Note: The performance numbers reported here are for the
older versions of the Parallel BGL, up to date performance data
reflecting the significant advances in communications infrastructure
will be added soon. In the future, we hope to provide more complete
information about particular versions of the Parallel BGL, varying
different parameters of the experimental setup, and additional
comparative results.
Performance results For each kind of graph, we present the
wall clock times for several of the Parallel BGL algorithms. We make
no attempt to explain performance results in this section; refer to
the algorithm documentation for performance caveats.
The following chart illustrates the scalability and performance of
the two variants of Dijkstra's Single Source Shortest Path algorithm
available in the Parallel BGL. This example uses an Erdos-Renyi graph
with 2.5M vertices and 12.5M (directed) edges per processor for a
maximum size of 240M vertices and 1.2B edges on 96 processors. This
example demonstrates that the ability of the Parallel BGL to solve
very large problems is limited only by available memory.
The following chart illustrates the largest Single Source Shortest
Path problem solved with the Parallel BGL to date. This example uses
the Delta-Stepping algorithm on an Erdos-Renyi graph with average
degree 4. The largest problem solved is 1B vertices and 4B edges
using 96 processors.
The following chart illustrates the scalability and performance of
an older version of the Parallel BGL on the Odin cluster using GCC
3.3.1. For this example, we use graphs that can easily be processed
on a single node, with 1M vertices and 15M (undirected) edges. This
chart shows the scalability of several Parallel BGL algorithms for
fixed-size small-world graphs under somewhat "ideal" conditions,
because the small-world graphs have been partitioned well across the
compute nodes.
The following chart illustrates the scalability and performance of
several Parallel BGL algorithms on fixed-sized Erdos-Renyi graphs
with 1M vertices and 15M edges. Since there is no good partitioning
for Erdos-Renyi graphs, this chart illustrates how the Parallel BGL
performs under very poor conditions. Compare this chart with the
previous chart (small-world graphs of the same size) to see the
effects of poor partitioning on graph algorithm performance.
The following chart illustrates the scalablity of the Parallel BGL
when the size of the problem is scaled with the number of
processors. In this example, we run several of the Parallel BGL
algorithms on small-world graphs with ~547k vertices per compute
node and 30 edges incident on each vertex (up to 70M vertices/1B
edges on 128 compute nodes). An algorithm that scales linearly
would produce a horizontal line in this chart.

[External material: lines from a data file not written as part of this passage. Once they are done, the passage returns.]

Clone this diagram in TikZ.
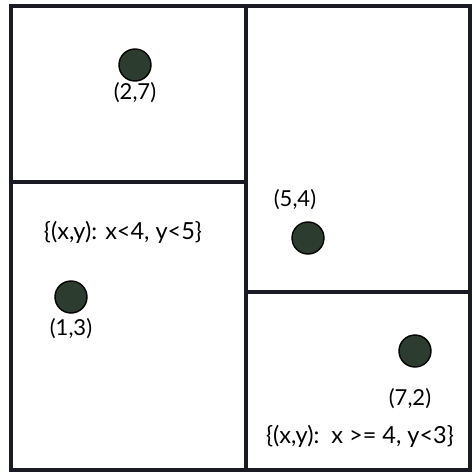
\documentclass[tikz,border=0pt]{standalone}
\usepackage{fontspec}
\setmainfont{Lato}
\usepackage{xcolor}
\usetikzlibrary{positioning}
\definecolor{lineink}{HTML}{1A1A24}
\definecolor{dotfill}{HTML}{2C3C2E}

\begin{document}
\begin{tikzpicture}[
      x=1pt, y=-1pt,
      node distance=4pt,
      wall/.style={draw=lineink, line width=3.2pt},
      pt/.style={circle, draw=black, line width=1.4pt, fill=dotfill, minimum size=32pt, inner sep=0pt},
      lbl/.style={font=\fontsize{22}{25}\selectfont, text=black, inner sep=1pt},
      region/.style={lbl, font=\fontsize{23.5}{26}\selectfont}
  ]
  \useasboundingbox (0,0) rectangle (475,474);
  % Regions
  \draw[wall] (11,6) rectangle (470,470);
  \coordinate (vtop) at (246,6);
  \coordinate (vbot) at (246,470);
  \draw[wall] (vtop) -- (vbot);
  \draw[wall] (11,182) -- (246,182);
  \draw[wall] (246,292) -- (470,292);
  % Points
  \node[pt] (p27) at (135,65) {};
  \node[pt] (p54) at (308,238) {};
  \node[pt] (p13) at (71,297) {};
  \node[pt] (p72) at (415,351) {};
  % Labels
  \node[lbl, below=0pt of p27] (l27) {(2,7)};
  \node[lbl, above=10pt of p54, xshift=-13pt] (l54) {(5,4)};
  \node[lbl, below=4pt of p13] (l13) {(1,3)};
  \node[lbl, below=20pt of p72, xshift=-5pt] (l72) {(7,2)};
  \node[region] (r1) at (123,232) {\{(x,y): x<4, y<5\}};
  \node[region] (r2) at (360,436) {\{(x,y):\ \ x >= 4, y<3\}};
\end{tikzpicture}
\end{document}
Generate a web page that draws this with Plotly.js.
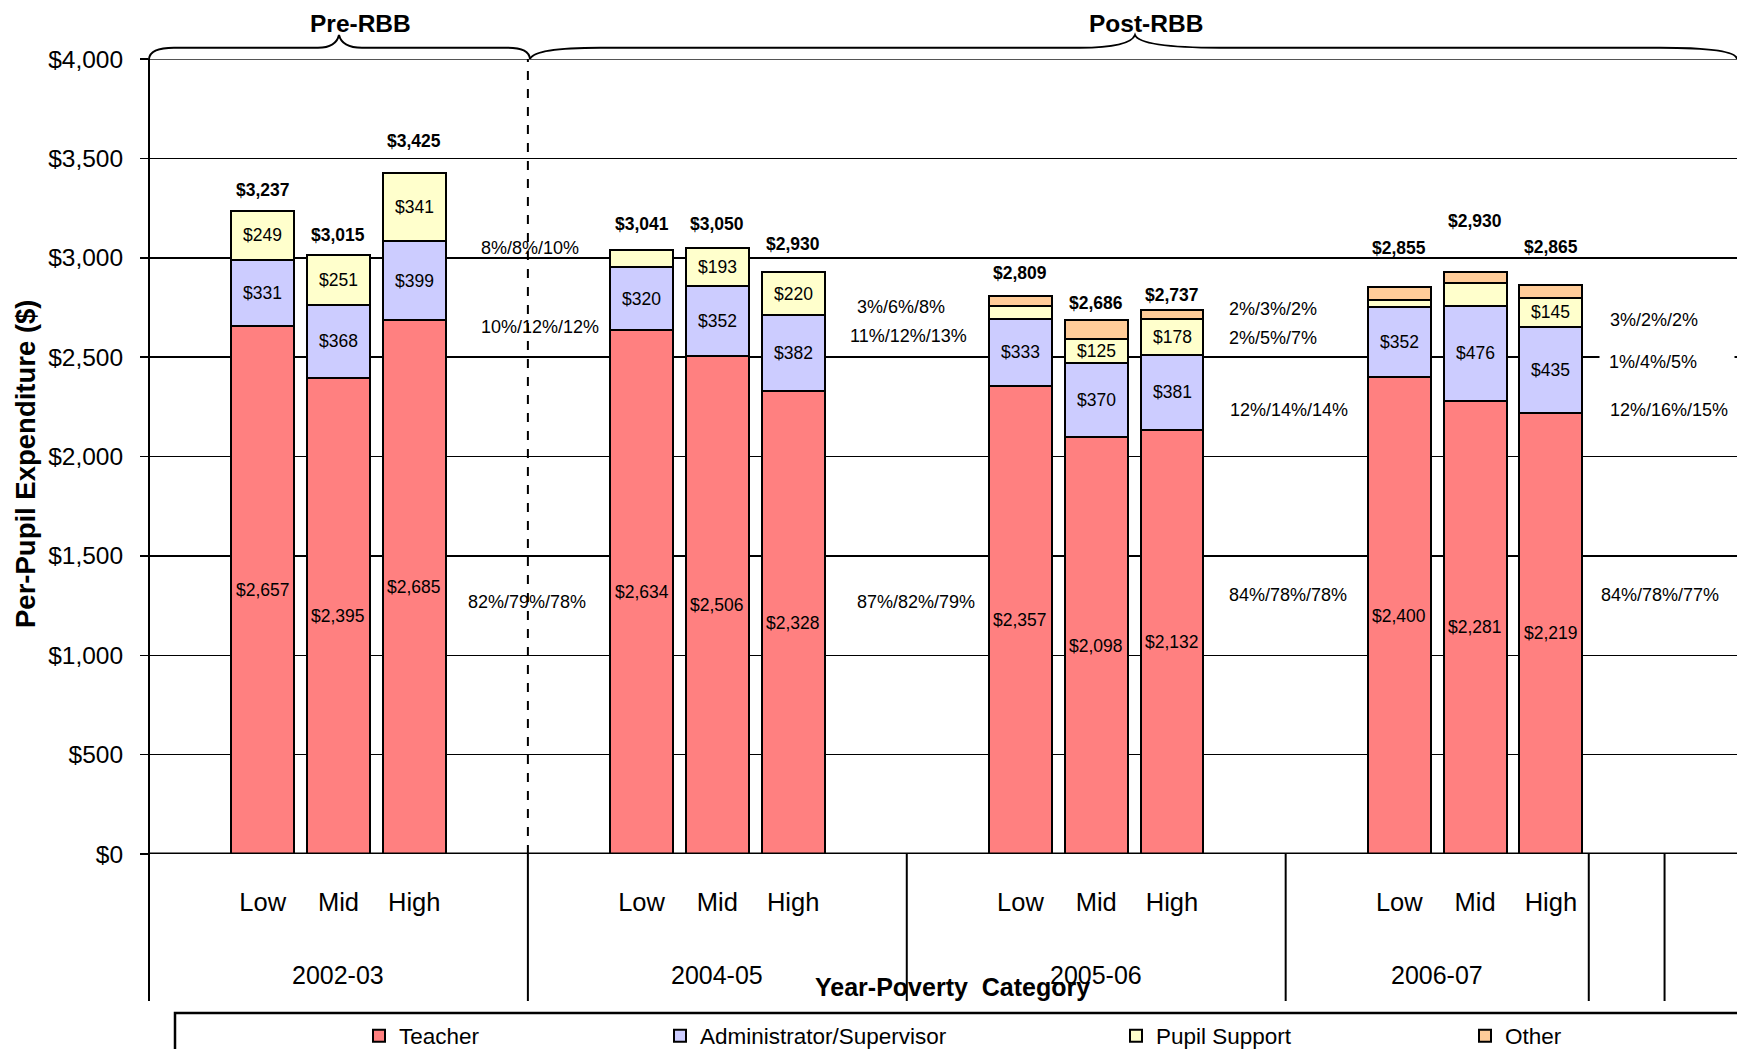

CGMgraph (part of CGMlib) is another
freely-available parallel graph library. It is based on the Course
Grained Multicomputer (CGM) model of parallel computation, which is
similar to the Bulk Sychronous Parallel (BSP) model used primarily
in the older version of the Parallel BGL benchmarked below. The
following chart illustrates the results of comparing the
implementation of Connected Components in the Parallel BGL against
the CGMgraph. The tests were run using version 0.5.0 of the
Parallel BGL and version 0.9.5 beta of CGMlib, both
compiled with GCC 3.3.1 and optimization flags -O3. The
tests were run on Odin using LAM/MPI 7.1.1. We used relatively
small Erdos-Renyi graphs (96k vertices, 10M edges) for this test to
match the results provided in the following paper.
F. Dehne, A. Ferreira, E. Caceres, S. W. Song, A. Roncato, "Efficient
parallel graph algorithms for coarse grained multicomputers and BSP",
in Algorithmica Vol. 33, No. 2, 2002, pp. 183-200.